### What is needed
Copy out each line of the material below that holds the string "this".

▬▬▬▬▬▬

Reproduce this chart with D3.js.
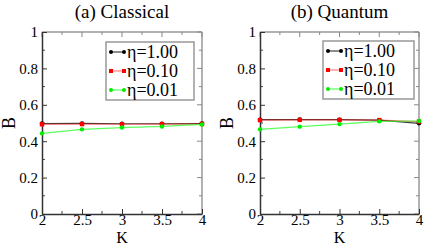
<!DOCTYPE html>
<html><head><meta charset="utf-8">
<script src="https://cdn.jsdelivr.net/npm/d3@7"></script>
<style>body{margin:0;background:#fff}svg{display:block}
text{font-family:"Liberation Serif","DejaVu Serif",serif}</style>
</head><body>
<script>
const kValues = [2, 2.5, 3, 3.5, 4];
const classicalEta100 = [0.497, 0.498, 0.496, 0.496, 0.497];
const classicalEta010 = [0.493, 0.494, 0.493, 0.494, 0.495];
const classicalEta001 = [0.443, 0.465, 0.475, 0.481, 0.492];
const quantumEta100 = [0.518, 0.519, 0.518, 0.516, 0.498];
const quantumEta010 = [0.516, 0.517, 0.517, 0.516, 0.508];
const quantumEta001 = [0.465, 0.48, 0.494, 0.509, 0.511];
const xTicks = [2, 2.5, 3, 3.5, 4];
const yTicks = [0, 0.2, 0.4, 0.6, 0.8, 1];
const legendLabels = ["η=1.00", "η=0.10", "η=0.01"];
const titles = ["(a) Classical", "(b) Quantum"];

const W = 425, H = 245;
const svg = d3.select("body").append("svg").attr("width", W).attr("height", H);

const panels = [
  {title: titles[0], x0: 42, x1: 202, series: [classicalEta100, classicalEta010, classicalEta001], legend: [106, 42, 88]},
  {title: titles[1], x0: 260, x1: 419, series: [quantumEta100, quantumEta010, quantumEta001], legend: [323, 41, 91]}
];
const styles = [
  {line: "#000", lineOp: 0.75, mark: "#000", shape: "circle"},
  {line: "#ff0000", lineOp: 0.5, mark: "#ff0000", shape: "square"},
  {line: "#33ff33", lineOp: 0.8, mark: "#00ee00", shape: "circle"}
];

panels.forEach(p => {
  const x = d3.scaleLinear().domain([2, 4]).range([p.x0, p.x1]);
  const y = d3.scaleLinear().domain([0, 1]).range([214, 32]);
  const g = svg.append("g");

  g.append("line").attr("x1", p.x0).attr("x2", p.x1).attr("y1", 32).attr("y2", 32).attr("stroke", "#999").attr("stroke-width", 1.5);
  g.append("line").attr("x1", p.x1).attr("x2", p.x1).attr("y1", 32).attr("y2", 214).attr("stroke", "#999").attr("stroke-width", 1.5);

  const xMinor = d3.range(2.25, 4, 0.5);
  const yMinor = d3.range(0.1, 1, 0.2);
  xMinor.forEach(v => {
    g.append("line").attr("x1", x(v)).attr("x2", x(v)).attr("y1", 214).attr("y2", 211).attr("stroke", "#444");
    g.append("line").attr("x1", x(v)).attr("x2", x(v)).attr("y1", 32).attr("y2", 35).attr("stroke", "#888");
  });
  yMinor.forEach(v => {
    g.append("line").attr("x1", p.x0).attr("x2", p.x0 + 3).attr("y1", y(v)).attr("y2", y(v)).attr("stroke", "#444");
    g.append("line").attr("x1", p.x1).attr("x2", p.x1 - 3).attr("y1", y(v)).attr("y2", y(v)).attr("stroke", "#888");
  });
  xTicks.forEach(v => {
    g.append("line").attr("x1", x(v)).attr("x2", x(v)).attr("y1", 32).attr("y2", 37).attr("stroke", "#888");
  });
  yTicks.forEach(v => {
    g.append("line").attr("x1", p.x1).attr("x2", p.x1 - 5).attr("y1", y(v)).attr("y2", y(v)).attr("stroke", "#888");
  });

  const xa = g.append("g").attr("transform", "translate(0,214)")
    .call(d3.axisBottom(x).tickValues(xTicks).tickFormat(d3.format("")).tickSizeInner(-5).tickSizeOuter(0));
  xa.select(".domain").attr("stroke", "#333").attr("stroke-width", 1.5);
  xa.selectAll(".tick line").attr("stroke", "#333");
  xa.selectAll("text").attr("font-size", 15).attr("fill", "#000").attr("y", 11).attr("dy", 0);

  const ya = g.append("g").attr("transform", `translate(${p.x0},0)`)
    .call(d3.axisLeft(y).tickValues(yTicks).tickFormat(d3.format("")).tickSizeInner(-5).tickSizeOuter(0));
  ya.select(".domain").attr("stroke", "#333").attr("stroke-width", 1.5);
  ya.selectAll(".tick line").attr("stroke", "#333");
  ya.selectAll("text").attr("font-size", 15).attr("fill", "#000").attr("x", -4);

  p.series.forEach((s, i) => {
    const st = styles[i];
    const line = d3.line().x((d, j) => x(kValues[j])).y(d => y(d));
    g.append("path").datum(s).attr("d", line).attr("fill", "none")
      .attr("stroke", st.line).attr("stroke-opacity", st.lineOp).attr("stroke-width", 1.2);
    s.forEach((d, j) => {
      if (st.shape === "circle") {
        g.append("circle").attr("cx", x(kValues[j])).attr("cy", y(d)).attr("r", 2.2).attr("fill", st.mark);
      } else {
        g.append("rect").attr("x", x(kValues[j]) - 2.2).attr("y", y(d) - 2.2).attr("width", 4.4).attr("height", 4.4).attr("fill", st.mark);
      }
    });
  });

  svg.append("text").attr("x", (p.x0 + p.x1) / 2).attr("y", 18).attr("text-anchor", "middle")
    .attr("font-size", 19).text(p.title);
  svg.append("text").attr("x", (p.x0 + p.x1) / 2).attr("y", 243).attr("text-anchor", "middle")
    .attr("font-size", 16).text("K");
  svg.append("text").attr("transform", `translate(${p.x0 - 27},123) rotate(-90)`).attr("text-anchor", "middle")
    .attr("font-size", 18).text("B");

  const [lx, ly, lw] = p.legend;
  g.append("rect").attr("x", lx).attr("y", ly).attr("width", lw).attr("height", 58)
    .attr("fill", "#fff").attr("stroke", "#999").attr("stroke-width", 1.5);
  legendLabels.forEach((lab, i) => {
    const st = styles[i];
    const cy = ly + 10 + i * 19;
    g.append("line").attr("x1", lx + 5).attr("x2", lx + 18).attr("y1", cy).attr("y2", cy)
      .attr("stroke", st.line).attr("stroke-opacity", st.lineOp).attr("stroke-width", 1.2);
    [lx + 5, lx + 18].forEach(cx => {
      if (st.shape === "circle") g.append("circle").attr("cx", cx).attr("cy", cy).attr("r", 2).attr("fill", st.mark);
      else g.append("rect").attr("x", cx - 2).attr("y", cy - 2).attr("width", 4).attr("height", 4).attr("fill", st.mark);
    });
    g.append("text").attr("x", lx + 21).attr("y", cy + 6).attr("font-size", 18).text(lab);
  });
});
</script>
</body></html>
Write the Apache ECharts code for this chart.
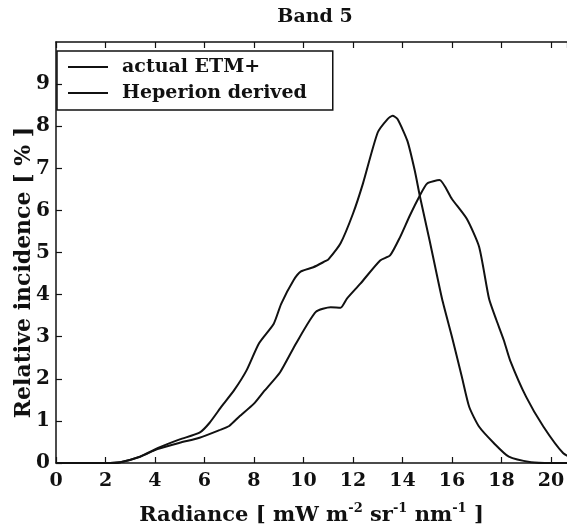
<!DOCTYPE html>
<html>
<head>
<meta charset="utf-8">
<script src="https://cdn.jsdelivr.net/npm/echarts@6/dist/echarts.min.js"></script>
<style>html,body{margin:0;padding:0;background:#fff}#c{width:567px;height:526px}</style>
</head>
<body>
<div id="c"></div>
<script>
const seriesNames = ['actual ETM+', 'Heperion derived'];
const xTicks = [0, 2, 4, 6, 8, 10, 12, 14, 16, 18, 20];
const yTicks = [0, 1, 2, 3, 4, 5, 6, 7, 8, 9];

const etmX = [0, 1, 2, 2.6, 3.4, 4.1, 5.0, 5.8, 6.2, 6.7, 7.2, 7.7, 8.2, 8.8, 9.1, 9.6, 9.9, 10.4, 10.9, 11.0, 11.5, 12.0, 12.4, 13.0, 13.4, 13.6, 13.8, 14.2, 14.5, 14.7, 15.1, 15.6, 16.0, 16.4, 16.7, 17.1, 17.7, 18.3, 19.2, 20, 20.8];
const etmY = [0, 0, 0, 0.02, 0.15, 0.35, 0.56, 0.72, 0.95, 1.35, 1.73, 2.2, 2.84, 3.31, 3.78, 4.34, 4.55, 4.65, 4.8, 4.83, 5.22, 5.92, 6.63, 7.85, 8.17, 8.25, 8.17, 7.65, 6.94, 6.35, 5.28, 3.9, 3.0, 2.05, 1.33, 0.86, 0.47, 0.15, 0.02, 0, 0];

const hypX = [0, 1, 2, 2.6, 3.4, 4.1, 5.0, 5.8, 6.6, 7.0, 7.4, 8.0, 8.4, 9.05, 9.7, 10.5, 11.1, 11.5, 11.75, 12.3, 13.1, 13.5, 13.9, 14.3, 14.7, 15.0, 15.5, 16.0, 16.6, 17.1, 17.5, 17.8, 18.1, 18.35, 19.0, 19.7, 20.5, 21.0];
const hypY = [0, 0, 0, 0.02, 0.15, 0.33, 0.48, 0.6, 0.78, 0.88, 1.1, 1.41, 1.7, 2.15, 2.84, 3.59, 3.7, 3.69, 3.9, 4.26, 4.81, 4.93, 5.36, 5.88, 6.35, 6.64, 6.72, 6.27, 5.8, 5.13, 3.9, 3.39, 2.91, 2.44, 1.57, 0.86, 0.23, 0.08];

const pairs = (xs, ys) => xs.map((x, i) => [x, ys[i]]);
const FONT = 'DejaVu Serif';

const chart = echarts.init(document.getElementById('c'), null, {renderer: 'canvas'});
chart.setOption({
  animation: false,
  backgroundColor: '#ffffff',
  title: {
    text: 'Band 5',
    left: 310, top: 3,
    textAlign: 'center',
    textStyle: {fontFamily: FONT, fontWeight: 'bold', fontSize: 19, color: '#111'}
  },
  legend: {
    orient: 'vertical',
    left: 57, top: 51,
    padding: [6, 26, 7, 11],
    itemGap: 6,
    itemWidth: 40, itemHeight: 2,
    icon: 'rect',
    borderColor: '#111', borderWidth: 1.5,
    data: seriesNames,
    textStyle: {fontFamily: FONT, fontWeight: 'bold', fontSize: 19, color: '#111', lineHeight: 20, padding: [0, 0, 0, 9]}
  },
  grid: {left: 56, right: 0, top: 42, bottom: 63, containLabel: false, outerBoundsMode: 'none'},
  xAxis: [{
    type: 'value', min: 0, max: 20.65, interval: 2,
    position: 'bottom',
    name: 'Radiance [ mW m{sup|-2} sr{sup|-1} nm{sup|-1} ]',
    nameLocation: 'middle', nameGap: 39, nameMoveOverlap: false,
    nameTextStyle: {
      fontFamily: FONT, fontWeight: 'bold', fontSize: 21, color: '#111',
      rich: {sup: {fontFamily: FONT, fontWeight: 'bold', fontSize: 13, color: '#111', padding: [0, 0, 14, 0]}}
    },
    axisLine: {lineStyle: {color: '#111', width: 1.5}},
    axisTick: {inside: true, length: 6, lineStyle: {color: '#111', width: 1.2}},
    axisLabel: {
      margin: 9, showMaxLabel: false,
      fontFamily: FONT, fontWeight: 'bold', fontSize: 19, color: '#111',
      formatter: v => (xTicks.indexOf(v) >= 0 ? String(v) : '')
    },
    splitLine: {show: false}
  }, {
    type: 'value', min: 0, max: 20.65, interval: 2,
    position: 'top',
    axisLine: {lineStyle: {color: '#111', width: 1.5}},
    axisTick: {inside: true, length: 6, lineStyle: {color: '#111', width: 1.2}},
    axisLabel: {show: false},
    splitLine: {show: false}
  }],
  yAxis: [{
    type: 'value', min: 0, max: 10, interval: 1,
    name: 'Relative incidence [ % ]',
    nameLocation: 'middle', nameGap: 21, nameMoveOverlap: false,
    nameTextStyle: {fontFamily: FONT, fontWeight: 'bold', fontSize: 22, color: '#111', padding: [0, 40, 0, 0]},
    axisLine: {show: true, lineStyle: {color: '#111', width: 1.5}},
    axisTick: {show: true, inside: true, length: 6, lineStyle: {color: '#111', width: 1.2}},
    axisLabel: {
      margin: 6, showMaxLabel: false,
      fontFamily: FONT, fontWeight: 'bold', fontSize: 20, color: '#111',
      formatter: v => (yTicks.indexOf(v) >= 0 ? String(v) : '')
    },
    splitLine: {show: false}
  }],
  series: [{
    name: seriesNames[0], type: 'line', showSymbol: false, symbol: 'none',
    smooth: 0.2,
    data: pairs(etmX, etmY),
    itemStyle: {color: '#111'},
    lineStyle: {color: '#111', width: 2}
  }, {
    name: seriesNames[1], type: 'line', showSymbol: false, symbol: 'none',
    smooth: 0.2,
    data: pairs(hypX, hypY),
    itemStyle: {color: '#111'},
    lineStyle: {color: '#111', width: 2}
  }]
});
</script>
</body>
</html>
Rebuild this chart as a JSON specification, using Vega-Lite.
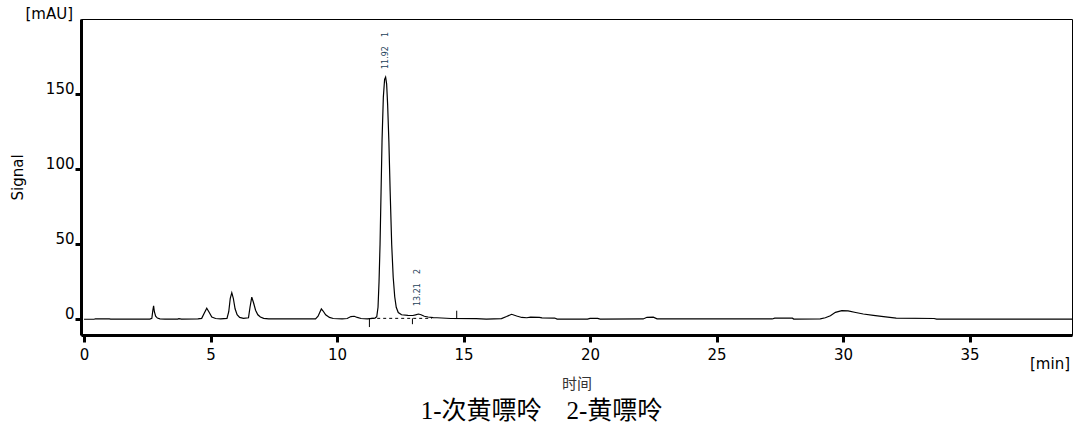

▬▬▬▬▬▬

### Exercise answer
Reproduce this chart with D3.js.
Write the Apache ECharts code for this chart.
Rebuild this chart as a JSON specification, using Vega-Lite.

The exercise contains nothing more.